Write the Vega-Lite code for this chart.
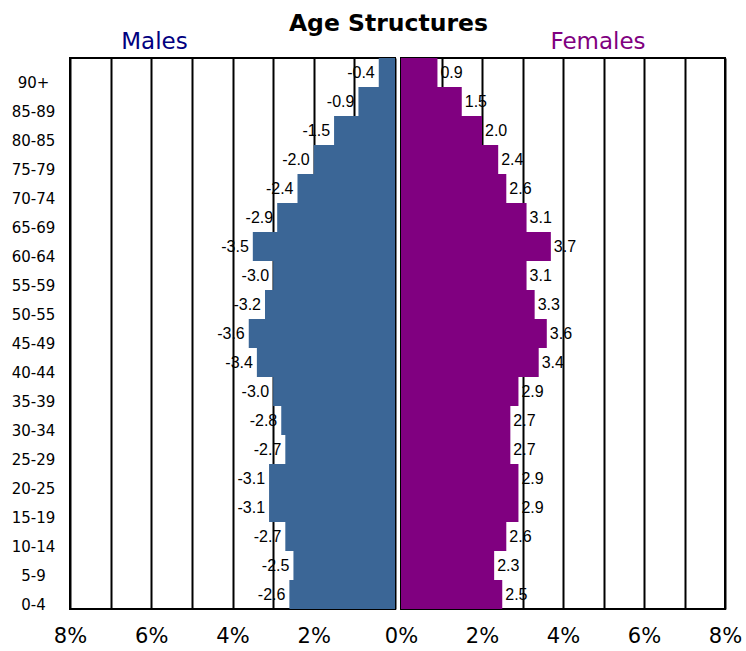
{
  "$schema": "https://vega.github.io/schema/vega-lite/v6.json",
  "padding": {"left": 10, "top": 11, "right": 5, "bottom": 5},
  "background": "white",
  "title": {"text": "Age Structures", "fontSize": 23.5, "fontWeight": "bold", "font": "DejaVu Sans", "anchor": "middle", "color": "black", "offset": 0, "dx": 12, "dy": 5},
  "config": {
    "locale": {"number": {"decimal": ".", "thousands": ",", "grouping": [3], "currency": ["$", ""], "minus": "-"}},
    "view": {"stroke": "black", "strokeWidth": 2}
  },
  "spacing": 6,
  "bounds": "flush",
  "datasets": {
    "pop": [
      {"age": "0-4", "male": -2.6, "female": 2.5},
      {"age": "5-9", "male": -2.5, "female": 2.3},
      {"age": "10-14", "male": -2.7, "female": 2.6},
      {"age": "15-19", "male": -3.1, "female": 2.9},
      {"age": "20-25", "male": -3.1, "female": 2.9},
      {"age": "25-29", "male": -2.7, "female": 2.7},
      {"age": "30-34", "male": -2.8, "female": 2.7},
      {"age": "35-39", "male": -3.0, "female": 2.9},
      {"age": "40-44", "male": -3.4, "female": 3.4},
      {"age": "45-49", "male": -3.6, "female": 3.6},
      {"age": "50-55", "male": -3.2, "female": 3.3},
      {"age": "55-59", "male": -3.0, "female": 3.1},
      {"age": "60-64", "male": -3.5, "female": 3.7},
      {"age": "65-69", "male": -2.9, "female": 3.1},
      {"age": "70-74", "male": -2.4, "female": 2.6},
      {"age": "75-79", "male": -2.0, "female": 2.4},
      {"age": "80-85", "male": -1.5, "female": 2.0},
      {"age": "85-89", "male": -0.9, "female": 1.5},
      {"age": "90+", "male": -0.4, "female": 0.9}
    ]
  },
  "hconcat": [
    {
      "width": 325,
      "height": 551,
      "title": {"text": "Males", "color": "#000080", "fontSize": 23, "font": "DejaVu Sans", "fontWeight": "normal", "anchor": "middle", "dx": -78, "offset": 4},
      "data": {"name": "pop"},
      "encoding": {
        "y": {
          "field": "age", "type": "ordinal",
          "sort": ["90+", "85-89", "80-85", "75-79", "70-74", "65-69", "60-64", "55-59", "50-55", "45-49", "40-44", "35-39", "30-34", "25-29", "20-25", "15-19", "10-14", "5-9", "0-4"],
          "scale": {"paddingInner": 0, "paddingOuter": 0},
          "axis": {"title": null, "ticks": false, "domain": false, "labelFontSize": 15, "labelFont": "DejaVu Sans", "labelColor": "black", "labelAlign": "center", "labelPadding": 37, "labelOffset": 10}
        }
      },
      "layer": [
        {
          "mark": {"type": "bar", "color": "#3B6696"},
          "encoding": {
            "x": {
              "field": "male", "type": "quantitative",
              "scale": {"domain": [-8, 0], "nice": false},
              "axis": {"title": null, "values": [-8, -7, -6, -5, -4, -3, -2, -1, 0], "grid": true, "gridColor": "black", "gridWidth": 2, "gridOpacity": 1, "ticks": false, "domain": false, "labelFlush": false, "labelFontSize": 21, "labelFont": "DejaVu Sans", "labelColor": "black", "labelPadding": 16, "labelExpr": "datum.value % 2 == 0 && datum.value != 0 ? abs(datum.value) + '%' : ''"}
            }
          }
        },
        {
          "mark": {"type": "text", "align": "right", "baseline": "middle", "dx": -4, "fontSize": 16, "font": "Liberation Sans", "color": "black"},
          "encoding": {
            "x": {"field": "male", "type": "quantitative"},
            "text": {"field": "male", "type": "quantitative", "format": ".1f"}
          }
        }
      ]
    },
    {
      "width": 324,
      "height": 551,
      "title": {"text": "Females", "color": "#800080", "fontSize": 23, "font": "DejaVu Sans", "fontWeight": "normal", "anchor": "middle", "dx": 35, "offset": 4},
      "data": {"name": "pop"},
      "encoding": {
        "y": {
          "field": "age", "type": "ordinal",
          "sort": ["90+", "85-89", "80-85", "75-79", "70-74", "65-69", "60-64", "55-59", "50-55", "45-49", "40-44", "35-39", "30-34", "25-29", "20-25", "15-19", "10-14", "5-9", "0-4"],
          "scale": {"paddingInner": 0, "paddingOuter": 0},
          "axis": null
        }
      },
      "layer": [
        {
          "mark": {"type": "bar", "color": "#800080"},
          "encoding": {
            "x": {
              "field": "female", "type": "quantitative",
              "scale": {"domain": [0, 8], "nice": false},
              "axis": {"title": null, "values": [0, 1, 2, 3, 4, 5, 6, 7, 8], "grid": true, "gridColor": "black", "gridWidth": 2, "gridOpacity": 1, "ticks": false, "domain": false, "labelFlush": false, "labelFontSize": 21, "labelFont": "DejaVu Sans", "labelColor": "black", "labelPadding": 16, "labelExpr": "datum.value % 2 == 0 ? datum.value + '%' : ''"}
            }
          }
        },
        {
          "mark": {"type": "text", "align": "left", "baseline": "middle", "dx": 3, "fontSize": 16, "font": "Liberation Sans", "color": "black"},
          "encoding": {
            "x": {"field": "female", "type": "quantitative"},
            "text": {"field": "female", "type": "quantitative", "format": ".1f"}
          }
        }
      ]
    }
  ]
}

::::::

→ **TASK**: Set down the material exactly, every line of it, except for the pictures.

→ **THE OUTPUT**:
Write the Vega-Lite code for this chart.
{
  "$schema": "https://vega.github.io/schema/vega-lite/v6.json",
  "padding": {"left": 10, "top": 11, "right": 5, "bottom": 5},
  "background": "white",
  "title": {"text": "Age Structures", "fontSize": 23.5, "fontWeight": "bold", "font": "DejaVu Sans", "anchor": "middle", "color": "black", "offset": 0, "dx": 12, "dy": 5},
  "config": {
    "locale": {"number": {"decimal": ".", "thousands": ",", "grouping": [3], "currency": ["$", ""], "minus": "-"}},
    "view": {"stroke": "black", "strokeWidth": 2}
  },
  "spacing": 6,
  "bounds": "flush",
  "datasets": {
    "pop": [
      {"age": "0-4", "male": -2.6, "female": 2.5},
      {"age": "5-9", "male": -2.5, "female": 2.3},
      {"age": "10-14", "male": -2.7, "female": 2.6},
      {"age": "15-19", "male": -3.1, "female": 2.9},
      {"age": "20-25", "male": -3.1, "female": 2.9},
      {"age": "25-29", "male": -2.7, "female": 2.7},
      {"age": "30-34", "male": -2.8, "female": 2.7},
      {"age": "35-39", "male": -3.0, "female": 2.9},
      {"age": "40-44", "male": -3.4, "female": 3.4},
      {"age": "45-49", "male": -3.6, "female": 3.6},
      {"age": "50-55", "male": -3.2, "female": 3.3},
      {"age": "55-59", "male": -3.0, "female": 3.1},
      {"age": "60-64", "male": -3.5, "female": 3.7},
      {"age": "65-69", "male": -2.9, "female": 3.1},
      {"age": "70-74", "male": -2.4, "female": 2.6},
      {"age": "75-79", "male": -2.0, "female": 2.4},
      {"age": "80-85", "male": -1.5, "female": 2.0},
      {"age": "85-89", "male": -0.9, "female": 1.5},
      {"age": "90+", "male": -0.4, "female": 0.9}
    ]
  },
  "hconcat": [
    {
      "width": 325,
      "height": 551,
      "title": {"text": "Males", "color": "#000080", "fontSize": 23, "font": "DejaVu Sans", "fontWeight": "normal", "anchor": "middle", "dx": -78, "offset": 4},
      "data": {"name": "pop"},
      "encoding": {
        "y": {
          "field": "age", "type": "ordinal",
          "sort": ["90+", "85-89", "80-85", "75-79", "70-74", "65-69", "60-64", "55-59", "50-55", "45-49", "40-44", "35-39", "30-34", "25-29", "20-25", "15-19", "10-14", "5-9", "0-4"],
          "scale": {"paddingInner": 0, "paddingOuter": 0},
          "axis": {"title": null, "ticks": false, "domain": false, "labelFontSize": 15, "labelFont": "DejaVu Sans", "labelColor": "black", "labelAlign": "center", "labelPadding": 37, "labelOffset": 10}
        }
      },
      "layer": [
        {
          "mark": {"type": "bar", "color": "#3B6696"},
          "encoding": {
            "x": {
              "field": "male", "type": "quantitative",
              "scale": {"domain": [-8, 0], "nice": false},
              "axis": {"title": null, "values": [-8, -7, -6, -5, -4, -3, -2, -1, 0], "grid": true, "gridColor": "black", "gridWidth": 2, "gridOpacity": 1, "ticks": false, "domain": false, "labelFlush": false, "labelFontSize": 21, "labelFont": "DejaVu Sans", "labelColor": "black", "labelPadding": 16, "labelExpr": "datum.value % 2 == 0 && datum.value != 0 ? abs(datum.value) + '%' : ''"}
            }
          }
        },
        {
          "mark": {"type": "text", "align": "right", "baseline": "middle", "dx": -4, "fontSize": 16, "font": "Liberation Sans", "color": "black"},
          "encoding": {
            "x": {"field": "male", "type": "quantitative"},
            "text": {"field": "male", "type": "quantitative", "format": ".1f"}
          }
        }
      ]
    },
    {
      "width": 324,
      "height": 551,
      "title": {"text": "Females", "color": "#800080", "fontSize": 23, "font": "DejaVu Sans", "fontWeight": "normal", "anchor": "middle", "dx": 35, "offset": 4},
      "data": {"name": "pop"},
      "encoding": {
        "y": {
          "field": "age", "type": "ordinal",
          "sort": ["90+", "85-89", "80-85", "75-79", "70-74", "65-69", "60-64", "55-59", "50-55", "45-49", "40-44", "35-39", "30-34", "25-29", "20-25", "15-19", "10-14", "5-9", "0-4"],
          "scale": {"paddingInner": 0, "paddingOuter": 0},
          "axis": null
        }
      },
      "layer": [
        {
          "mark": {"type": "bar", "color": "#800080"},
          "encoding": {
            "x": {
              "field": "female", "type": "quantitative",
              "scale": {"domain": [0, 8], "nice": false},
              "axis": {"title": null, "values": [0, 1, 2, 3, 4, 5, 6, 7, 8], "grid": true, "gridColor": "black", "gridWidth": 2, "gridOpacity": 1, "ticks": false, "domain": false, "labelFlush": false, "labelFontSize": 21, "labelFont": "DejaVu Sans", "labelColor": "black", "labelPadding": 16, "labelExpr": "datum.value % 2 == 0 ? datum.value + '%' : ''"}
            }
          }
        },
        {
          "mark": {"type": "text", "align": "left", "baseline": "middle", "dx": 3, "fontSize": 16, "font": "Liberation Sans", "color": "black"},
          "encoding": {
            "x": {"field": "female", "type": "quantitative"},
            "text": {"field": "female", "type": "quantitative", "format": ".1f"}
          }
        }
      ]
    }
  ]
}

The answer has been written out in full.